Vía Crucis: El camino de la Cruz
Desde los primeros siglos del cristianismo, el Camino de la Cruz fue una de las realidades más profundamente sentidas por los cristianos: querían acompañar a Cristo camino del Calvario, y seguir sus huellas en los dolorosos pasos que lo llevaron a la muerte en cruz. Este fue el origen de la devoción del Vía Crucis.
Hay documentos que cuentan ya en el siglo IV cómo iban los peregrinos a Tierra Santa para recorrer ese camino doloroso. En tiempos del emperador Constantino eran frecuentes las peregrinaciones para pisar las huellas marcadas por Cristo en lo que también se conoce como Calle de la Amargura. Según la tradición, la misma Virgen Madre acudía todos los días a recorrer el camino de la amargura por donde había pasado su Hijo.
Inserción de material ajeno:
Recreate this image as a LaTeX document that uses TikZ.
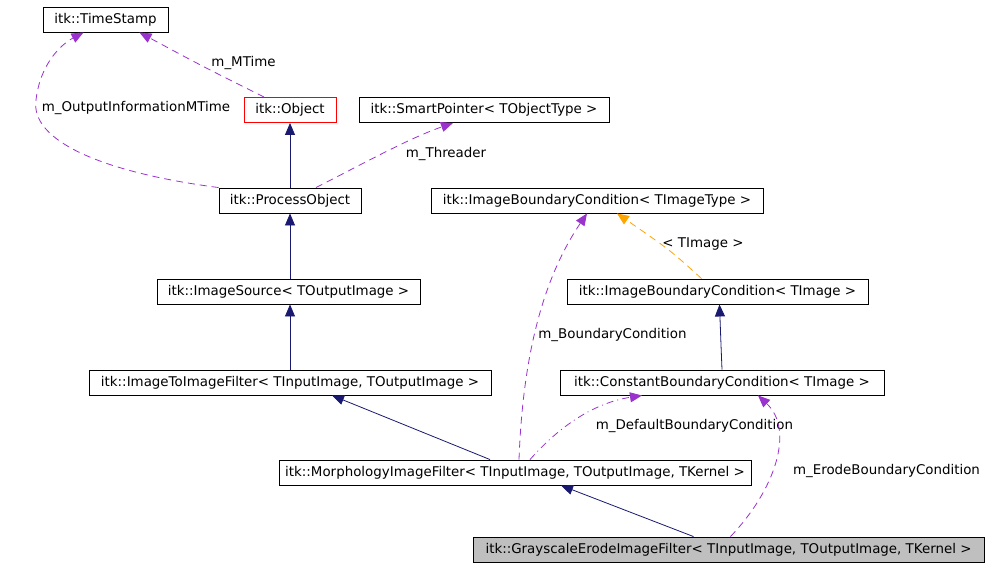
\documentclass[tikz,border=0pt]{standalone}
\usepackage{fontspec}
\setmainfont{DejaVu Sans}
\usetikzlibrary{arrows.meta}
\definecolor{inhblue}{HTML}{191970}
\definecolor{usepurple}{HTML}{9A32CD}
\definecolor{tplorange}{HTML}{FFA500}
\definecolor{boxgray}{HTML}{BFBFBF}

\begin{document}
\begin{tikzpicture}[x=1pt, y=-1pt,
  cls/.style={draw, line width=0.9pt, inner xsep=2pt, inner ysep=0pt,
    minimum height=25pt, minimum width=#1, text height=10pt, text depth=3pt,
    font=\fontsize{13.4}{16}\selectfont},
  lbl/.style={inner sep=0pt, text height=10pt, text depth=3pt,
    font=\fontsize{13.4}{16}\selectfont},
  inherit/.style={inhblue, line width=0.8pt, -{Triangle[length=12pt,width=10pt]}},
  usage/.style={usepurple, line width=0.8pt, dash pattern=on 7pt off 5pt,
    -{Triangle[length=12pt,width=10pt]}},
  tpl/.style={tplorange, line width=0.8pt, dash pattern=on 7pt off 5pt,
    -{Triangle[length=12pt,width=10pt]}}]

  \useasboundingbox (0,0) rectangle (1004,568);

  % classes
  \node[cls=125pt] (stamp) at (105.5,19.5) {itk::TimeStamp};
  \node[cls=92pt, draw=red] (obj) at (290,110) {itk::Object};
  \node[cls=250pt] (smart) at (484,110) {itk::SmartPointer< TObjectType >};
  \node[cls=142pt] (proc) at (290,200.5) {itk::ProcessObject};
  \node[cls=332pt] (ibctype) at (597,200.5) {itk::ImageBoundaryCondition< TImageType >};
  \node[cls=263pt] (src) at (288.5,291.5) {itk::ImageSource< TOutputImage >};
  \node[cls=301pt] (ibcimg) at (717.5,291.5) {itk::ImageBoundaryCondition< TImage >};
  \node[cls=402pt] (i2i) at (290,382.5) {itk::ImageToImageFilter< TInputImage, TOutputImage >};
  \node[cls=324pt] (cbc) at (722,382.5) {itk::ConstantBoundaryCondition< TImage >};
  \node[cls=472pt] (morph) at (515,472.5) {itk::MorphologyImageFilter< TInputImage, TOutputImage, TKernel >};
  \node[cls=511pt, fill=boxgray] (erode) at (728.5,549.5) {itk::GrayscaleErodeImageFilter< TInputImage, TOutputImage, TKernel >};

  % member labels
  \node[lbl] (lmtime) at (243.5,63) {m\_MTime};
  \node[lbl] (loutinfo) at (136,108) {m\_OutputInformationMTime};
  \node[lbl] (lthread) at (446,154) {m\_Threader};
  \node[lbl] (ltimage) at (703,244) {< TImage >};
  \node[lbl] (lbound) at (612.5,335) {m\_BoundaryCondition};
  \node[lbl] (ldefault) at (694.5,426) {m\_DefaultBoundaryCondition};
  \node[lbl] (lerode) at (886.5,471) {m\_ErodeBoundaryCondition};

  % inheritance
  \draw[inherit] (proc) -- (obj);
  \draw[inherit] (src.north -| proc) -- (proc);
  \draw[inherit] (i2i) -- (src.south -| i2i);
  \draw[inherit] ([xshift=-25pt]morph.north) -- ([xshift=42pt]i2i.south);
  \draw[inherit] ([xshift=-35pt]erode.north) -- ([xshift=46pt]morph.south);
  \draw[inherit] (cbc.north) .. controls (721,345) .. ([xshift=2pt]ibcimg.south);

  % template instance
  \draw[tpl] ([xshift=-16pt]ibcimg.north) .. controls (670,250) .. ([xshift=20pt]ibctype.south);

  % usage
  \draw[usage] ([xshift=-26pt]obj.north) .. controls (200,65) .. ([xshift=34pt]stamp.south);
  \draw[usage] (proc.north west) .. controls (100,172) and (30,140) .. (36,100)
    .. controls (40,65) and (60,45) .. ([xshift=-22pt]stamp.south);
  \draw[usage] ([xshift=26pt]proc.north) .. controls (370,160) and (410,138) .. ([xshift=-31pt]smart.south);
  \draw[usage] ([xshift=4pt]morph.north) .. controls (522,380) and (535,290) .. ([xshift=-10pt]ibctype.south);
  \draw[usage, dash pattern=on 7pt off 4pt on 1pt off 4pt] ([xshift=15pt]morph.north)
    .. controls (565,420) and (600,402) .. ([xshift=-80pt]cbc.south);
  \draw[usage] ([xshift=2pt]erode.north) .. controls (775,490) and (795,430) .. ([xshift=36pt]cbc.south);

\end{tikzpicture}
\end{document}
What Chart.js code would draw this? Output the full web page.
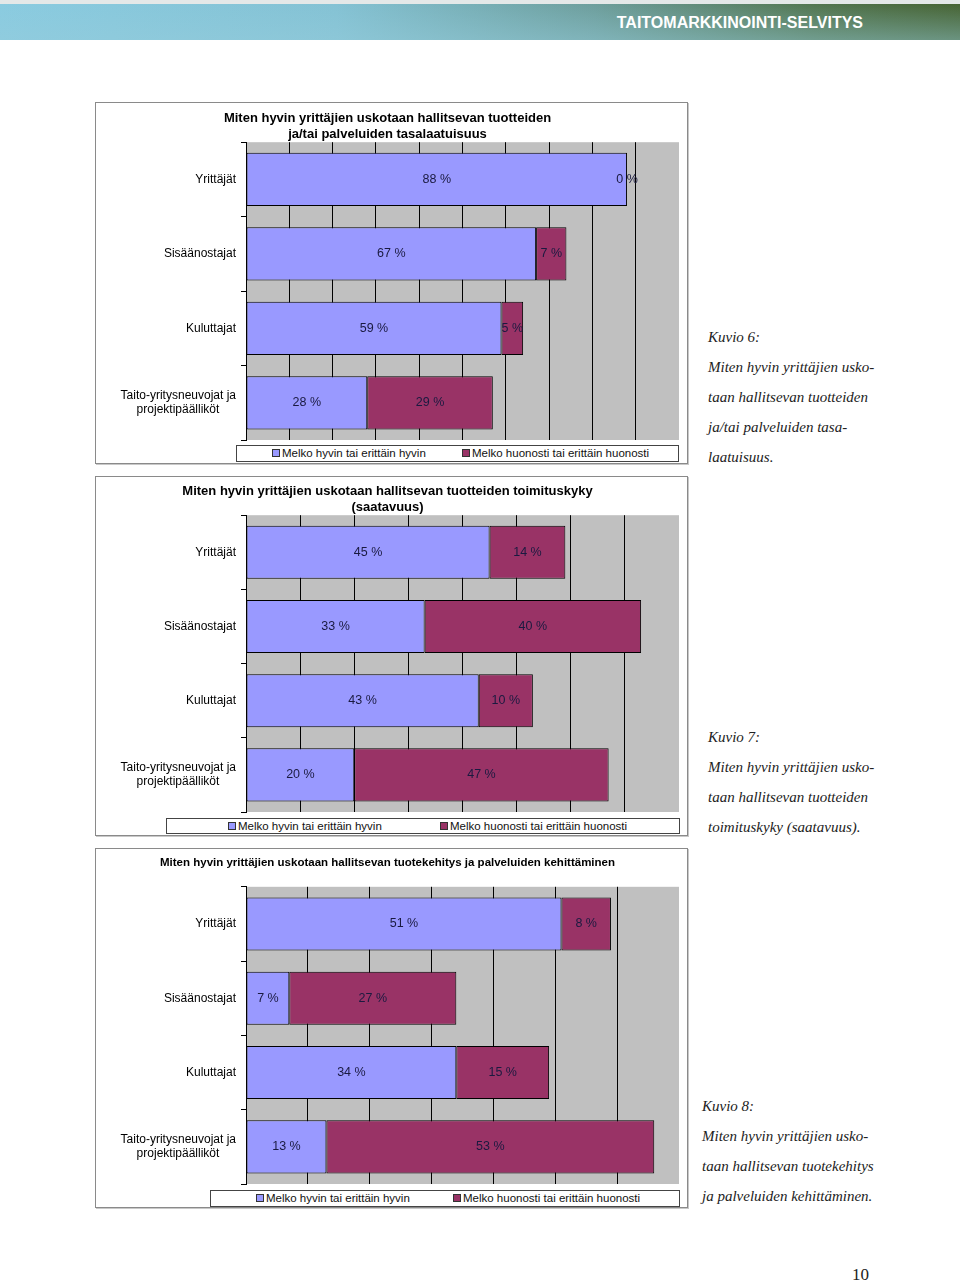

Desde el siglo XII los peregrinos escribían contando sus impresiones al recorrer el Camino de la Cruz, como se hace hasta nuestros días. En 1342 se encomendó a los Franciscanos la custodia de los Santos Lugares, y fueron ellos los iniciadores de la práctica del Via Crucis. Más tarde, en los siglos XV y XVI, se establecieron en varios lugares de Europa las estaciones para que pudieran realizar este acto devocional los que no tenían la posibilidad de ir a Tierra Santa. El beato Álvaro de Córdoba, un dominico del siglo XV, a su vuelta de Tierra Santa construyó en su convento de Córdoba una serie de ermitas en las que se veneraban pinturas de la Pasión de Cristo. Pero fue un peregrino inglés, William Way, el que escribió acerca de las estaciones del Via Crucis después de sus viajes a Jerusalén, a final del siglo XV.
De la casa de Pilatos a la Cruz del Campo
El primer marqués de Tarifa, don Fadrique Enríquez de Ribera, instituyó en Sevilla, en la Cuaresma de 1521, un Via Crucis que, saliendo de la Casa de Pilatos, fuera por la ciudad hasta el humilladero de la Cruz del Campo, construido en 1360. Era la distancia que él había recorrido en Tierra Santa, desde el Pretorio de Pilatos hasta el monte Calvario: 997 metros. Este fue el origen del Via Crucis por otras regiones de España, y todavía existen unos azulejos, que han sido renovados, en las calles de Sevilla, por donde transcurrían las estaciones del Via Crucis.
La Iglesia fue facilitando cada vez más la posibilidad de acompañar a Cristo en el Camino de la Cruz sin tener que llegar a Tierra Santa. El papa Inocencio XI concedió a los Franciscanos en 1680 el privilegio de erigir las estaciones del Via Crucis en sus iglesias, y que se pudieran ganar en ellas las indulgencias que se lucraban en la peregrinación a Tierra Santa. Inocencio XII confirmó este privilegio en 1694, y Benedicto XIII lo extendió en 1728 a todos los fieles.
En 1731, Clemente XII permitió a los Franciscanos que pudieran establecer las estaciones del Via Crucis en otras iglesias. Este mismo Papa fijó en 14 el número de las estaciones, Benedicto XIV, en 1742, concedió a todos los sacerdotes poder erigir en sus iglesias las 14 estaciones y, finalmente, Clemente XIV concedió en 1773 las mismas indulgencias a los crucifijos bendecidos, para rezar ante ellos el Via Crucis a todos los fieles que estuvieran impedidos. En 1862 se concedió a todos los obispos la facultad de erigir las estaciones del Via Crucis en sus diócesis.
El Via Crucis en el arte sevillano
El arte encontró en las estaciones del Via Crucis un modo extraordinario de manifestar el camino doloroso de la Pasión de Cristo. Desde los primeros siglos del arte cristiano se reprodujeron las escenas de estas estaciones, y de las innumerables representaciones de estas escenas en la diócesis de Sevilla escogemos tres. Uno de los azulejos del Via Crucis de la Casa de Pilatos (siglo XVII), una escena del Via Crucis en el claustro del Convento de las Mercedarias Descalzas de Osuna (siglo XVIII) y una escena modernista del Via Crucis pintado por Gustavo Bacarisas y realizada en azulejos de Triana, en la Capilla de los Luises, junto a la Iglesia de los Jesuitas en Sevilla.